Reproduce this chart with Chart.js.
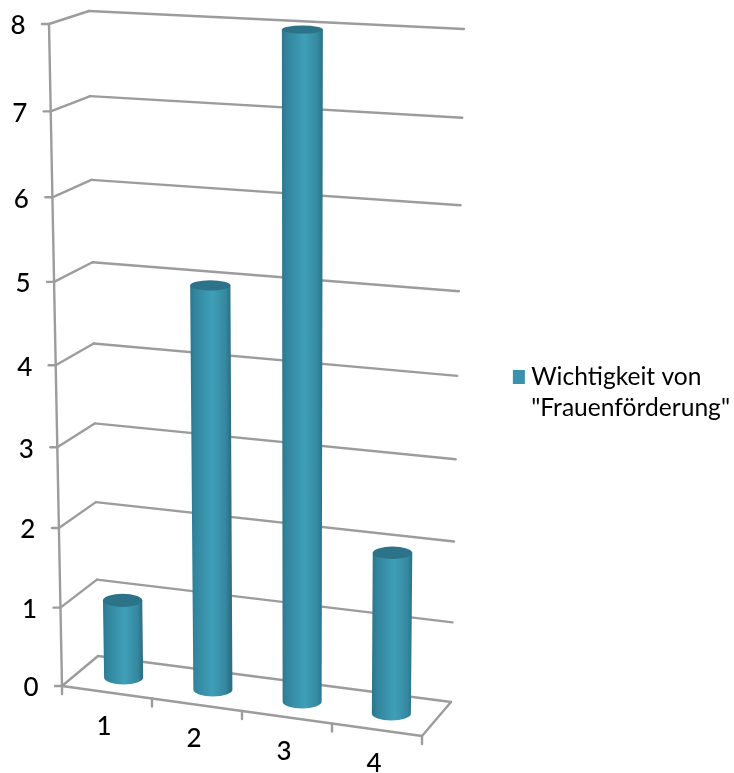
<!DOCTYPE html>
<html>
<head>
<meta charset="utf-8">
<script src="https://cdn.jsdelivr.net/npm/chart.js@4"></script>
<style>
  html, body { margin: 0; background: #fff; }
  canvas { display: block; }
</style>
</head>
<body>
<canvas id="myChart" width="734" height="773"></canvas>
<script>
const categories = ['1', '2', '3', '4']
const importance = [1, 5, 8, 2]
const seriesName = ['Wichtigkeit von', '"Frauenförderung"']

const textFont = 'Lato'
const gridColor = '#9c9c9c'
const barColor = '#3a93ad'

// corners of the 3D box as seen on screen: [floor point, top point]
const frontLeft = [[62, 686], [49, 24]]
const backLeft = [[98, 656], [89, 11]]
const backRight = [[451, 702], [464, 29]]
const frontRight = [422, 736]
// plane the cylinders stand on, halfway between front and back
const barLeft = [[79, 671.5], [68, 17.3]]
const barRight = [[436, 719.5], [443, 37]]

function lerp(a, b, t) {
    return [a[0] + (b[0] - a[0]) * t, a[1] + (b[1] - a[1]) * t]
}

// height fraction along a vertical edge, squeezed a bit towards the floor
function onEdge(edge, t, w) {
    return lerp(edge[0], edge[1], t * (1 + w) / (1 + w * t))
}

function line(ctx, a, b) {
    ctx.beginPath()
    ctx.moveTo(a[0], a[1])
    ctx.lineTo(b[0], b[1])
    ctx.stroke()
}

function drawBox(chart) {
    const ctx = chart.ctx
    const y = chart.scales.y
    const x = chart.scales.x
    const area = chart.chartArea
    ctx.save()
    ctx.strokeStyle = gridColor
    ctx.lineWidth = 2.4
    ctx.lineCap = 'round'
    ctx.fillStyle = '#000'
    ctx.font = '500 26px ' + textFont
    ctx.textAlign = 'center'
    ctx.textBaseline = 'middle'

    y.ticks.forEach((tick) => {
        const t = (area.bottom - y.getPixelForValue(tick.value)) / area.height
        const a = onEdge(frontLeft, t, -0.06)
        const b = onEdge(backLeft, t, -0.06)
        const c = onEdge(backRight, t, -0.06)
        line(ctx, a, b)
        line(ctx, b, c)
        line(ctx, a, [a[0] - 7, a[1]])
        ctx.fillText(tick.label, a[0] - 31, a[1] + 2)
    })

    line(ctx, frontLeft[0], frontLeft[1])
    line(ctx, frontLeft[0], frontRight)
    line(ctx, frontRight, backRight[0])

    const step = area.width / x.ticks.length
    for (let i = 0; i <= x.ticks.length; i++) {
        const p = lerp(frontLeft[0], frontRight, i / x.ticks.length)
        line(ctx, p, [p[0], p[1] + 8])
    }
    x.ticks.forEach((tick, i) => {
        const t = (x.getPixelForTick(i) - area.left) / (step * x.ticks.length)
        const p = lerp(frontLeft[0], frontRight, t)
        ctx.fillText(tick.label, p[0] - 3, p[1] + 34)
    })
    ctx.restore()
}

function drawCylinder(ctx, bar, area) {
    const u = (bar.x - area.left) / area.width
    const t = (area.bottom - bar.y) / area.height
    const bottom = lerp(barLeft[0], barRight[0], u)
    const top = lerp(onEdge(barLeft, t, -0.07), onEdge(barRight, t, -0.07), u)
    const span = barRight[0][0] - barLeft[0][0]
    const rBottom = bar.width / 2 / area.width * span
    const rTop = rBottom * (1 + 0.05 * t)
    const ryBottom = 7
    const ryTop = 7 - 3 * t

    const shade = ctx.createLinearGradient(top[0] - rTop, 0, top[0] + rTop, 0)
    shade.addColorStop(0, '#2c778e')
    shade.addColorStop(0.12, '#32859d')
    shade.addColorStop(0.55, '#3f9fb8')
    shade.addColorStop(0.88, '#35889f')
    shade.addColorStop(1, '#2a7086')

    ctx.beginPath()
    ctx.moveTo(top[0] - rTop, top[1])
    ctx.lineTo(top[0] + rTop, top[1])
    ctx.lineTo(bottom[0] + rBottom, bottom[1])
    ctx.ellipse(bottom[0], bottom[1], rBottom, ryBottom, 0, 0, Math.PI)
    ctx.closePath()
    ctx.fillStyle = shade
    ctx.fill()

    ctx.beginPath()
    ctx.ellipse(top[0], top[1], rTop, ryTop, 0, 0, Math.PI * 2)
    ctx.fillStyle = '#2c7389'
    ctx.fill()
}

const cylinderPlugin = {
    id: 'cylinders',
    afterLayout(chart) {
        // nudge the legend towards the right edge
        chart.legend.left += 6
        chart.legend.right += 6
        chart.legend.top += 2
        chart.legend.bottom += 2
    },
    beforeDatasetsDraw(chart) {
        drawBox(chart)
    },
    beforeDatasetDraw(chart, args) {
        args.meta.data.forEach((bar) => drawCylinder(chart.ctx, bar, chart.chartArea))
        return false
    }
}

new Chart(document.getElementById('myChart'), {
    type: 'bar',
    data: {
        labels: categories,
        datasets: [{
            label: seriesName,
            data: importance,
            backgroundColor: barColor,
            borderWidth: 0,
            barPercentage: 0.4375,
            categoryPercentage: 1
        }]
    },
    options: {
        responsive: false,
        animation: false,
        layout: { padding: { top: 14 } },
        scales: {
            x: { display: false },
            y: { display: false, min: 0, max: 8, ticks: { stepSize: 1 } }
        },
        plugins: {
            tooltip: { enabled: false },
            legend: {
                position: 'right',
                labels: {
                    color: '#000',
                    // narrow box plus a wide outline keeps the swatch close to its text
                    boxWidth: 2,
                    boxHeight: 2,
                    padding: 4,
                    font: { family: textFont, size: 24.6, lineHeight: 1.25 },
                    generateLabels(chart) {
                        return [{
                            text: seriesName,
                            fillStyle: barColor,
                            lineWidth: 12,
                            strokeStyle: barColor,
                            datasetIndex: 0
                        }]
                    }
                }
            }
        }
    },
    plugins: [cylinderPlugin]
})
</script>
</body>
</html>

——————————

**Set exercise**
Reproduce the listing exactly. Leave its pictures out.

**Exercise output**
Reproduce this chart with Chart.js.
<!DOCTYPE html>
<html>
<head>
<meta charset="utf-8">
<script src="https://cdn.jsdelivr.net/npm/chart.js@4"></script>
<style>
  html, body { margin: 0; background: #fff; }
  canvas { display: block; }
</style>
</head>
<body>
<canvas id="myChart" width="734" height="773"></canvas>
<script>
const categories = ['1', '2', '3', '4']
const importance = [1, 5, 8, 2]
const seriesName = ['Wichtigkeit von', '"Frauenförderung"']

const textFont = 'Lato'
const gridColor = '#9c9c9c'
const barColor = '#3a93ad'

// corners of the 3D box as seen on screen: [floor point, top point]
const frontLeft = [[62, 686], [49, 24]]
const backLeft = [[98, 656], [89, 11]]
const backRight = [[451, 702], [464, 29]]
const frontRight = [422, 736]
// plane the cylinders stand on, halfway between front and back
const barLeft = [[79, 671.5], [68, 17.3]]
const barRight = [[436, 719.5], [443, 37]]

function lerp(a, b, t) {
    return [a[0] + (b[0] - a[0]) * t, a[1] + (b[1] - a[1]) * t]
}

// height fraction along a vertical edge, squeezed a bit towards the floor
function onEdge(edge, t, w) {
    return lerp(edge[0], edge[1], t * (1 + w) / (1 + w * t))
}

function line(ctx, a, b) {
    ctx.beginPath()
    ctx.moveTo(a[0], a[1])
    ctx.lineTo(b[0], b[1])
    ctx.stroke()
}

function drawBox(chart) {
    const ctx = chart.ctx
    const y = chart.scales.y
    const x = chart.scales.x
    const area = chart.chartArea
    ctx.save()
    ctx.strokeStyle = gridColor
    ctx.lineWidth = 2.4
    ctx.lineCap = 'round'
    ctx.fillStyle = '#000'
    ctx.font = '500 26px ' + textFont
    ctx.textAlign = 'center'
    ctx.textBaseline = 'middle'

    y.ticks.forEach((tick) => {
        const t = (area.bottom - y.getPixelForValue(tick.value)) / area.height
        const a = onEdge(frontLeft, t, -0.06)
        const b = onEdge(backLeft, t, -0.06)
        const c = onEdge(backRight, t, -0.06)
        line(ctx, a, b)
        line(ctx, b, c)
        line(ctx, a, [a[0] - 7, a[1]])
        ctx.fillText(tick.label, a[0] - 31, a[1] + 2)
    })

    line(ctx, frontLeft[0], frontLeft[1])
    line(ctx, frontLeft[0], frontRight)
    line(ctx, frontRight, backRight[0])

    const step = area.width / x.ticks.length
    for (let i = 0; i <= x.ticks.length; i++) {
        const p = lerp(frontLeft[0], frontRight, i / x.ticks.length)
        line(ctx, p, [p[0], p[1] + 8])
    }
    x.ticks.forEach((tick, i) => {
        const t = (x.getPixelForTick(i) - area.left) / (step * x.ticks.length)
        const p = lerp(frontLeft[0], frontRight, t)
        ctx.fillText(tick.label, p[0] - 3, p[1] + 34)
    })
    ctx.restore()
}

function drawCylinder(ctx, bar, area) {
    const u = (bar.x - area.left) / area.width
    const t = (area.bottom - bar.y) / area.height
    const bottom = lerp(barLeft[0], barRight[0], u)
    const top = lerp(onEdge(barLeft, t, -0.07), onEdge(barRight, t, -0.07), u)
    const span = barRight[0][0] - barLeft[0][0]
    const rBottom = bar.width / 2 / area.width * span
    const rTop = rBottom * (1 + 0.05 * t)
    const ryBottom = 7
    const ryTop = 7 - 3 * t

    const shade = ctx.createLinearGradient(top[0] - rTop, 0, top[0] + rTop, 0)
    shade.addColorStop(0, '#2c778e')
    shade.addColorStop(0.12, '#32859d')
    shade.addColorStop(0.55, '#3f9fb8')
    shade.addColorStop(0.88, '#35889f')
    shade.addColorStop(1, '#2a7086')

    ctx.beginPath()
    ctx.moveTo(top[0] - rTop, top[1])
    ctx.lineTo(top[0] + rTop, top[1])
    ctx.lineTo(bottom[0] + rBottom, bottom[1])
    ctx.ellipse(bottom[0], bottom[1], rBottom, ryBottom, 0, 0, Math.PI)
    ctx.closePath()
    ctx.fillStyle = shade
    ctx.fill()

    ctx.beginPath()
    ctx.ellipse(top[0], top[1], rTop, ryTop, 0, 0, Math.PI * 2)
    ctx.fillStyle = '#2c7389'
    ctx.fill()
}

const cylinderPlugin = {
    id: 'cylinders',
    afterLayout(chart) {
        // nudge the legend towards the right edge
        chart.legend.left += 6
        chart.legend.right += 6
        chart.legend.top += 2
        chart.legend.bottom += 2
    },
    beforeDatasetsDraw(chart) {
        drawBox(chart)
    },
    beforeDatasetDraw(chart, args) {
        args.meta.data.forEach((bar) => drawCylinder(chart.ctx, bar, chart.chartArea))
        return false
    }
}

new Chart(document.getElementById('myChart'), {
    type: 'bar',
    data: {
        labels: categories,
        datasets: [{
            label: seriesName,
            data: importance,
            backgroundColor: barColor,
            borderWidth: 0,
            barPercentage: 0.4375,
            categoryPercentage: 1
        }]
    },
    options: {
        responsive: false,
        animation: false,
        layout: { padding: { top: 14 } },
        scales: {
            x: { display: false },
            y: { display: false, min: 0, max: 8, ticks: { stepSize: 1 } }
        },
        plugins: {
            tooltip: { enabled: false },
            legend: {
                position: 'right',
                labels: {
                    color: '#000',
                    // narrow box plus a wide outline keeps the swatch close to its text
                    boxWidth: 2,
                    boxHeight: 2,
                    padding: 4,
                    font: { family: textFont, size: 24.6, lineHeight: 1.25 },
                    generateLabels(chart) {
                        return [{
                            text: seriesName,
                            fillStyle: barColor,
                            lineWidth: 12,
                            strokeStyle: barColor,
                            datasetIndex: 0
                        }]
                    }
                }
            }
        }
    },
    plugins: [cylinderPlugin]
})
</script>
</body>
</html>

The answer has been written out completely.